**What needs to be done:** Can you write out all of the material below, word for word?

**Input for this task:**

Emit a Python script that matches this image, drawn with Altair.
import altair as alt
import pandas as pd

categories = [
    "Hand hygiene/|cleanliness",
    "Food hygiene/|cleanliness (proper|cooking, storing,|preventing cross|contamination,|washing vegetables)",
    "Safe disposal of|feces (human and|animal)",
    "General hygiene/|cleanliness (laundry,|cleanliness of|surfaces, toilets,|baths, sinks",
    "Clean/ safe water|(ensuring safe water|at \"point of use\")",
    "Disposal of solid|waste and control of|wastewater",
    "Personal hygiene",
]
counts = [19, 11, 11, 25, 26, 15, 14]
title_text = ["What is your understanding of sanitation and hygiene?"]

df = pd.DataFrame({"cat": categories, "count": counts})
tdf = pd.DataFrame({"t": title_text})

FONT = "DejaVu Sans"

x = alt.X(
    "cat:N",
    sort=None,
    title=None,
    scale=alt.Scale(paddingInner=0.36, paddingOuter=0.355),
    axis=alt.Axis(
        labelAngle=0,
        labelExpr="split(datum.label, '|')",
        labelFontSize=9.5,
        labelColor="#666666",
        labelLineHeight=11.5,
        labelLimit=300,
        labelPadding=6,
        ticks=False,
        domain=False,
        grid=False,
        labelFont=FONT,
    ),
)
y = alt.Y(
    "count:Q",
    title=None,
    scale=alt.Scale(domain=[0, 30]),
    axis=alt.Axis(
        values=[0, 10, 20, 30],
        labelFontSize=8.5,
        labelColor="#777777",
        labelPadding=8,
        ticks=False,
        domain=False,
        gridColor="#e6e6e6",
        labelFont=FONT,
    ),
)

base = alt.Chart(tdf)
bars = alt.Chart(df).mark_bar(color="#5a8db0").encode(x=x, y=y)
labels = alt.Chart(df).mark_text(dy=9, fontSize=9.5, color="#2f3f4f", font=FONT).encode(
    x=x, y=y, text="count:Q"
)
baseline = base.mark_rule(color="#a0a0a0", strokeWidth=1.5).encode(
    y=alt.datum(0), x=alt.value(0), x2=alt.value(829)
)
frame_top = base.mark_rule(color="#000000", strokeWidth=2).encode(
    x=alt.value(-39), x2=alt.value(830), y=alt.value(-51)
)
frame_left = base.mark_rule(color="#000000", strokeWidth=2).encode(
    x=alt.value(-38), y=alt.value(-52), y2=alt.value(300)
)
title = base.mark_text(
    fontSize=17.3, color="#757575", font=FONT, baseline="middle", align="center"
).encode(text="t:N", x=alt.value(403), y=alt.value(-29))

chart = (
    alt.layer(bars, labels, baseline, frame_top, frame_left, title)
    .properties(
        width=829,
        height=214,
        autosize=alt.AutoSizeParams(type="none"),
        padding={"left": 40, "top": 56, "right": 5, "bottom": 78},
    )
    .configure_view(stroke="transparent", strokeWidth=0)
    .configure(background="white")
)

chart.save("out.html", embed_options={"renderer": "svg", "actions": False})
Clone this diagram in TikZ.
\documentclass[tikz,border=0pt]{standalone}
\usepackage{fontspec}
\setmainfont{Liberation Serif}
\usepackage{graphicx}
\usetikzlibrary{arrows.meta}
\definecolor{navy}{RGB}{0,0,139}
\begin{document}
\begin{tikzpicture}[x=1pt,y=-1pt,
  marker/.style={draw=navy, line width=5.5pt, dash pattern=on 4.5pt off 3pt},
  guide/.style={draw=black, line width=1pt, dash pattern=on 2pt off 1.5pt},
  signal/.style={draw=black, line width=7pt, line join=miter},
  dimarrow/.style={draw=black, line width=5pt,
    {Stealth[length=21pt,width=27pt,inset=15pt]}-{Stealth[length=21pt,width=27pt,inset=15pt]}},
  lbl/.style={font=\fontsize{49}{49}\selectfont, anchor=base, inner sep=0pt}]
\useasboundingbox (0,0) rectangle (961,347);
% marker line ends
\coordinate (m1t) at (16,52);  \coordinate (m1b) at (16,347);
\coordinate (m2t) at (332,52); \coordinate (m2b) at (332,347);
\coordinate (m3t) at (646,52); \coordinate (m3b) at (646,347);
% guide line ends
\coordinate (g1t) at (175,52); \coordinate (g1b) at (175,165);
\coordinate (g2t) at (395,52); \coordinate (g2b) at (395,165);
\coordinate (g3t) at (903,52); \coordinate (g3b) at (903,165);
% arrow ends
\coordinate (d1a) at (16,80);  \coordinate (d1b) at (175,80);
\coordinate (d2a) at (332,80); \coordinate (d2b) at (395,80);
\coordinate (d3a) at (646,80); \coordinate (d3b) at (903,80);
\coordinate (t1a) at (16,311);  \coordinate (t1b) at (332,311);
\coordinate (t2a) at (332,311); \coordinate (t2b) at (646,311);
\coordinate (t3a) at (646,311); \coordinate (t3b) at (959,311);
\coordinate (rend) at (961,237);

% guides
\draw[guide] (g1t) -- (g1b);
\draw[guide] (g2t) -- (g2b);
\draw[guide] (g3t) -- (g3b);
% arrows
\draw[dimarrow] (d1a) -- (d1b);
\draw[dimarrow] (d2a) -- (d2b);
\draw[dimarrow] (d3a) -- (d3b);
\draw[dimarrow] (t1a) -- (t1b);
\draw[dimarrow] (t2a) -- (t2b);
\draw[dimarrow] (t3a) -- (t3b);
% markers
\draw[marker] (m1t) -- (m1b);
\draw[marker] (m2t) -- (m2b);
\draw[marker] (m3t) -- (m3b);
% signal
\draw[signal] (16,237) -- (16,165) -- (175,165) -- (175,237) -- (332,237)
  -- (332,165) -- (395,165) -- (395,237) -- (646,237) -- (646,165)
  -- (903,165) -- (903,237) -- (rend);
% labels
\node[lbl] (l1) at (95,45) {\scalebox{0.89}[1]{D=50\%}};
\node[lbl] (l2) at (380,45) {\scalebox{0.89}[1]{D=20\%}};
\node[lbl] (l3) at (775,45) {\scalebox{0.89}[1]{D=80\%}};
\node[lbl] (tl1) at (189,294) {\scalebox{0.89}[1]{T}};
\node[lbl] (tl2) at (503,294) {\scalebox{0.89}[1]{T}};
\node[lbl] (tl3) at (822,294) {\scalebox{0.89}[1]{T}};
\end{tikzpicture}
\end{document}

**Response:**
Emit a Python script that matches this image, drawn with Altair.
import altair as alt
import pandas as pd

categories = [
    "Hand hygiene/|cleanliness",
    "Food hygiene/|cleanliness (proper|cooking, storing,|preventing cross|contamination,|washing vegetables)",
    "Safe disposal of|feces (human and|animal)",
    "General hygiene/|cleanliness (laundry,|cleanliness of|surfaces, toilets,|baths, sinks",
    "Clean/ safe water|(ensuring safe water|at \"point of use\")",
    "Disposal of solid|waste and control of|wastewater",
    "Personal hygiene",
]
counts = [19, 11, 11, 25, 26, 15, 14]
title_text = ["What is your understanding of sanitation and hygiene?"]

df = pd.DataFrame({"cat": categories, "count": counts})
tdf = pd.DataFrame({"t": title_text})

FONT = "DejaVu Sans"

x = alt.X(
    "cat:N",
    sort=None,
    title=None,
    scale=alt.Scale(paddingInner=0.36, paddingOuter=0.355),
    axis=alt.Axis(
        labelAngle=0,
        labelExpr="split(datum.label, '|')",
        labelFontSize=9.5,
        labelColor="#666666",
        labelLineHeight=11.5,
        labelLimit=300,
        labelPadding=6,
        ticks=False,
        domain=False,
        grid=False,
        labelFont=FONT,
    ),
)
y = alt.Y(
    "count:Q",
    title=None,
    scale=alt.Scale(domain=[0, 30]),
    axis=alt.Axis(
        values=[0, 10, 20, 30],
        labelFontSize=8.5,
        labelColor="#777777",
        labelPadding=8,
        ticks=False,
        domain=False,
        gridColor="#e6e6e6",
        labelFont=FONT,
    ),
)

base = alt.Chart(tdf)
bars = alt.Chart(df).mark_bar(color="#5a8db0").encode(x=x, y=y)
labels = alt.Chart(df).mark_text(dy=9, fontSize=9.5, color="#2f3f4f", font=FONT).encode(
    x=x, y=y, text="count:Q"
)
baseline = base.mark_rule(color="#a0a0a0", strokeWidth=1.5).encode(
    y=alt.datum(0), x=alt.value(0), x2=alt.value(829)
)
frame_top = base.mark_rule(color="#000000", strokeWidth=2).encode(
    x=alt.value(-39), x2=alt.value(830), y=alt.value(-51)
)
frame_left = base.mark_rule(color="#000000", strokeWidth=2).encode(
    x=alt.value(-38), y=alt.value(-52), y2=alt.value(300)
)
title = base.mark_text(
    fontSize=17.3, color="#757575", font=FONT, baseline="middle", align="center"
).encode(text="t:N", x=alt.value(403), y=alt.value(-29))

chart = (
    alt.layer(bars, labels, baseline, frame_top, frame_left, title)
    .properties(
        width=829,
        height=214,
        autosize=alt.AutoSizeParams(type="none"),
        padding={"left": 40, "top": 56, "right": 5, "bottom": 78},
    )
    .configure_view(stroke="transparent", strokeWidth=0)
    .configure(background="white")
)

chart.save("out.html", embed_options={"renderer": "svg", "actions": False})
Clone this diagram in TikZ.
\documentclass[tikz,border=0pt]{standalone}
\usepackage{fontspec}
\setmainfont{Liberation Serif}
\usepackage{graphicx}
\usetikzlibrary{arrows.meta}
\definecolor{navy}{RGB}{0,0,139}
\begin{document}
\begin{tikzpicture}[x=1pt,y=-1pt,
  marker/.style={draw=navy, line width=5.5pt, dash pattern=on 4.5pt off 3pt},
  guide/.style={draw=black, line width=1pt, dash pattern=on 2pt off 1.5pt},
  signal/.style={draw=black, line width=7pt, line join=miter},
  dimarrow/.style={draw=black, line width=5pt,
    {Stealth[length=21pt,width=27pt,inset=15pt]}-{Stealth[length=21pt,width=27pt,inset=15pt]}},
  lbl/.style={font=\fontsize{49}{49}\selectfont, anchor=base, inner sep=0pt}]
\useasboundingbox (0,0) rectangle (961,347);
% marker line ends
\coordinate (m1t) at (16,52);  \coordinate (m1b) at (16,347);
\coordinate (m2t) at (332,52); \coordinate (m2b) at (332,347);
\coordinate (m3t) at (646,52); \coordinate (m3b) at (646,347);
% guide line ends
\coordinate (g1t) at (175,52); \coordinate (g1b) at (175,165);
\coordinate (g2t) at (395,52); \coordinate (g2b) at (395,165);
\coordinate (g3t) at (903,52); \coordinate (g3b) at (903,165);
% arrow ends
\coordinate (d1a) at (16,80);  \coordinate (d1b) at (175,80);
\coordinate (d2a) at (332,80); \coordinate (d2b) at (395,80);
\coordinate (d3a) at (646,80); \coordinate (d3b) at (903,80);
\coordinate (t1a) at (16,311);  \coordinate (t1b) at (332,311);
\coordinate (t2a) at (332,311); \coordinate (t2b) at (646,311);
\coordinate (t3a) at (646,311); \coordinate (t3b) at (959,311);
\coordinate (rend) at (961,237);

% guides
\draw[guide] (g1t) -- (g1b);
\draw[guide] (g2t) -- (g2b);
\draw[guide] (g3t) -- (g3b);
% arrows
\draw[dimarrow] (d1a) -- (d1b);
\draw[dimarrow] (d2a) -- (d2b);
\draw[dimarrow] (d3a) -- (d3b);
\draw[dimarrow] (t1a) -- (t1b);
\draw[dimarrow] (t2a) -- (t2b);
\draw[dimarrow] (t3a) -- (t3b);
% markers
\draw[marker] (m1t) -- (m1b);
\draw[marker] (m2t) -- (m2b);
\draw[marker] (m3t) -- (m3b);
% signal
\draw[signal] (16,237) -- (16,165) -- (175,165) -- (175,237) -- (332,237)
  -- (332,165) -- (395,165) -- (395,237) -- (646,237) -- (646,165)
  -- (903,165) -- (903,237) -- (rend);
% labels
\node[lbl] (l1) at (95,45) {\scalebox{0.89}[1]{D=50\%}};
\node[lbl] (l2) at (380,45) {\scalebox{0.89}[1]{D=20\%}};
\node[lbl] (l3) at (775,45) {\scalebox{0.89}[1]{D=80\%}};
\node[lbl] (tl1) at (189,294) {\scalebox{0.89}[1]{T}};
\node[lbl] (tl2) at (503,294) {\scalebox{0.89}[1]{T}};
\node[lbl] (tl3) at (822,294) {\scalebox{0.89}[1]{T}};
\end{tikzpicture}
\end{document}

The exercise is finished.